As a musician, what is your definition of success?

For me that means having enough time and resources to make/play what expression brings while being able to maintain a real connection with fans. Being able to perform regular concerts to people that want to listen and see more of all the amazing cultures out there and the crazy world we live in while at it.

I’d say for most of this definition I’m already there. However it’s always a battle between time and money and finding the finances to make my records and create my artworks with a small fanbase. More fans means more resources and more ability to take on bigger projects. My big dream for the next project is to create a ‘theatre worthy’ song-story-album with a show around it that I can perform with more musicians by my side in nice small-to-medium-sized theatres around the Netherlands, the UK and further afield. Now it’s nearly always just me because it’s just easier and that way at least I can make a few pennies to live off. Right now I also work as a Pilates teacher (I started this in London in 2012) with a few regular classes a week but it’s always a bit of a circus-juggling-act to make it all work.

One has to be continuously creative in finding ways to actually make stuff happen. I recently set up a Patreon page to hopefully build more of a community to be able to support these projects better and make ever more music and art. I’ve always wanted to do a ‘real-post-newsletter’ so I figured this also gives me a platform to do a quarterly mail-out to my Patrons called ‘The Happy Current’ which is kinda like a ‘happy newspaper’ and artwork poster people can read and hang on the wall if they so fancy. I’m excited to start making those too! 16 more Patrons to find before I can start printing runs 🙂

What do you consider to be the most important ideas and concepts to impart to aspiring musicians?

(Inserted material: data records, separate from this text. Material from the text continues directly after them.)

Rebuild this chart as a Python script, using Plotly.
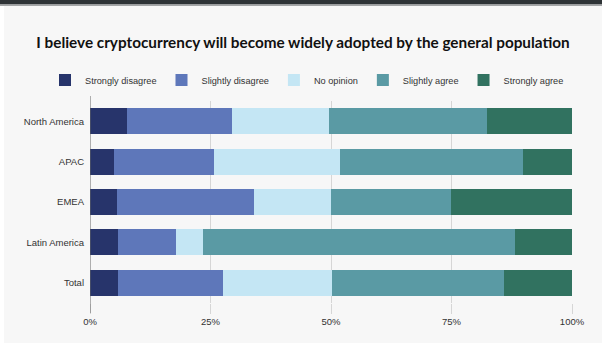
import plotly.graph_objects as go

regions = ["North America", "APAC", "EMEA", "Latin America", "Total"]
series_names = ["Strongly disagree", "Slightly disagree", "No opinion", "Slightly agree", "Strongly agree"]
strongly_disagree = [7.7, 5.0, 5.6, 5.8, 5.8]
slightly_disagree = [21.8, 20.7, 28.4, 12.0, 21.8]
no_opinion = [20.1, 26.2, 16.0, 5.7, 22.6]
slightly_agree = [32.8, 37.9, 24.9, 64.7, 35.7]
strongly_agree = [17.6, 10.2, 25.1, 11.8, 14.1]
tick_vals = [0, 25, 50, 75, 100]
tick_text = ["0%", "25%", "50%", "75%", "100%"]

colors = ["#27346b", "#5e77ba", "#c4e6f4", "#5a9aa4", "#317260"]
values = [strongly_disagree, slightly_disagree, no_opinion, slightly_agree, strongly_agree]

W, H = 602, 358
L, R, T, B = 90, 30, 101, 55
pw, ph = W - L - R, H - T - B

def px_x(x):
    return (x - L) / pw

def px_y(y):
    return (H - B - y) / ph

fig = go.Figure()
for name, vals, col in zip(series_names, values, colors):
    fig.add_trace(go.Bar(
        y=regions, x=vals, name=name, orientation="h",
        marker=dict(color=col, line=dict(width=0)),
        hoverinfo="x+y+name",
    ))

shapes = [
    # top dark band
    dict(type="rect", xref="paper", yref="paper", x0=px_x(0), x1=px_x(W), y0=px_y(4.5), y1=px_y(0),
         fillcolor="#2e3336", line=dict(width=0), layer="above"),
    dict(type="rect", xref="paper", yref="paper", x0=px_x(0), x1=px_x(W), y0=px_y(6), y1=px_y(4.5),
         fillcolor="#a4a6a7", line=dict(width=0), layer="above"),
    # left white strip
    dict(type="rect", xref="paper", yref="paper", x0=px_x(0), x1=px_x(4), y0=px_y(H), y1=px_y(6),
         fillcolor="#ffffff", line=dict(width=0), layer="above"),
    # bottom white strip
    dict(type="rect", xref="paper", yref="paper", x0=px_x(0), x1=px_x(W), y0=px_y(H), y1=px_y(343),
         fillcolor="#ffffff", line=dict(width=0), layer="above"),
    # dark zero axis line
    dict(type="line", xref="x", yref="paper", x0=0, x1=0, y0=px_y(313), y1=px_y(96),
         line=dict(color="#666666", width=1), layer="above"),
]

fig.update_layout(
    width=W, height=H,
    margin=dict(l=L, r=R, t=T, b=B, autoexpand=False),
    paper_bgcolor="#f7f7f7",
    plot_bgcolor="#f7f7f7",
    barmode="stack",
    bargap=0.355,
    title=dict(
        text="<b>I believe cryptocurrency will become widely adopted by the general population</b>",
        font=dict(family="Lato", size=15.3, color="#111111"),
        x=303 / W, xanchor="center", xref="container",
        y=1 - 43 / H, yanchor="middle", yref="container",
    ),
    legend=dict(
        orientation="h", x=px_x(45), xanchor="left", xref="paper",
        y=px_y(80), yanchor="middle", yref="paper",
        font=dict(family="Liberation Sans, Arial", size=9.2, color="#333333"),
        bgcolor="rgba(0,0,0,0)", traceorder="normal",
        itemwidth=30,
    ),
    xaxis=dict(
        range=[0, 100], tickvals=tick_vals, ticktext=tick_text,
        showgrid=True, gridcolor="#d6d6d6", gridwidth=1,
        ticks="outside", ticklen=10, tickcolor="#d6d6d6", tickwidth=1,
        zeroline=False, showline=False,
        tickfont=dict(family="Liberation Sans, Arial", size=9.5, color="#333333"),
        fixedrange=True,
    ),
    yaxis=dict(
        categoryorder="array", categoryarray=regions[::-1],
        showgrid=False, zeroline=False, showline=False,
        ticks="", ticklabelstandoff=5,
        tickfont=dict(family="Liberation Sans, Arial", size=9.5, color="#333333"),
        fixedrange=True,
    ),
    shapes=shapes,
    showlegend=True,
)

fig.write_html(
    "out.html",
    post_script="document.body.style.margin='0';document.body.style.overflow='hidden';",
    config={"displayModeBar": False},
)
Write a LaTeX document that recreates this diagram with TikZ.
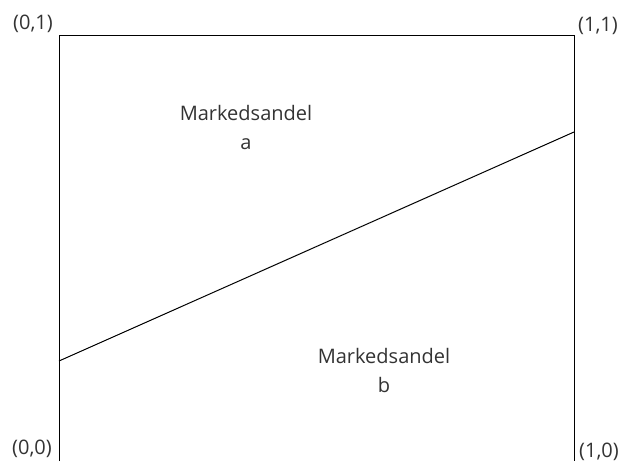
\documentclass[tikz,border=0pt]{standalone}
\usepackage{fontspec}
\setmainfont{Open Sans}
\begin{document}
\begin{tikzpicture}[x=1pt,y=-1pt,
  lbl/.style={text=black!80,font=\fontsize{20}{29}\selectfont,inner sep=0pt},
  edge/.style={draw=black,line width=1pt}]
\useasboundingbox (0,0) rectangle (621,461);
\coordinate (bl) at (59,461);
\coordinate (tl) at (59,35);
\coordinate (tr) at (574,35);
\coordinate (br) at (574,461);
\coordinate (l0) at (59,361);
\coordinate (r0) at (574,132);
\draw[edge] (bl) -- (tl) -- (tr) -- (br);
\draw[edge] (l0) -- (r0);
\node[lbl] (c01) at (33,24) {(0,1)};
\node[lbl] (c11) at (598,26) {(1,1)};
\node[lbl] (c00) at (32,449) {(0,0)};
\node[lbl] (c10) at (599,452) {(1,0)};
\node[lbl,align=center] (ma) at (246,127) {Markedsandel\\a};
\node[lbl,align=center] (mb) at (384,370) {Markedsandel\\b};
\end{tikzpicture}
\end{document}
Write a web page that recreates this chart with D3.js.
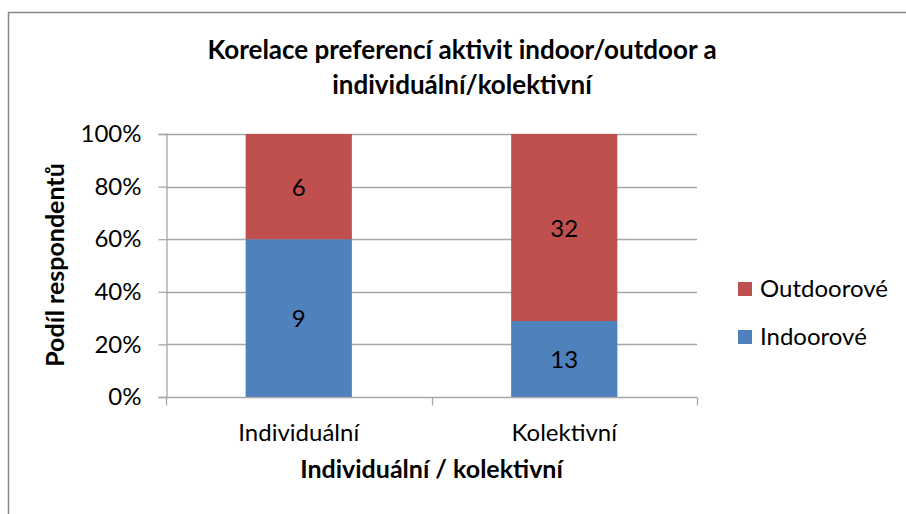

I think the most important thing is the commitment to doing it and to keep tuning in to the joy and passion of playing. To keep realising that to be able to do it is the gift and success in itself. To not stare blindly at the ‘goals’ while feeling or becoming unhappy because of them. And to stay grounded in the heart and true emotions of expression that create a real human connection. Music is magic and only ever experienced in the moment – which makes it a thing one can never grasp and only ever experience. It literally moves the air and with that all the cells in our body. And it’s only there when played, not like a painting that’s a tangible thing. Through our own individual filters of the senses there is something for everyone. Don’t try to make/play something that is for everyone out there. You’ll only get lost there in that vastness. Make/play something that is honest and real and in your own way.

Let go of perfect, just focus on it being real. I think for me that’s the strongest mantra I create by.


GITTA DE RIDDER grew up in the Dutch Newlands of Flevoland, 5 meters below the sea in a town so new even the trees were only young and little. Spending much of her adult life in the UK she found a home in the British indie-folk scene and the English language she writes and sings in. Like many with a different mother-tongue; however, in her wonderings about our human tendency to identify with our culture and heritage she put on her clogs and wandered across Europe for 8 moths during which she recorded her upcoming 8-track album ‘To Our Children’ in 8 different countries.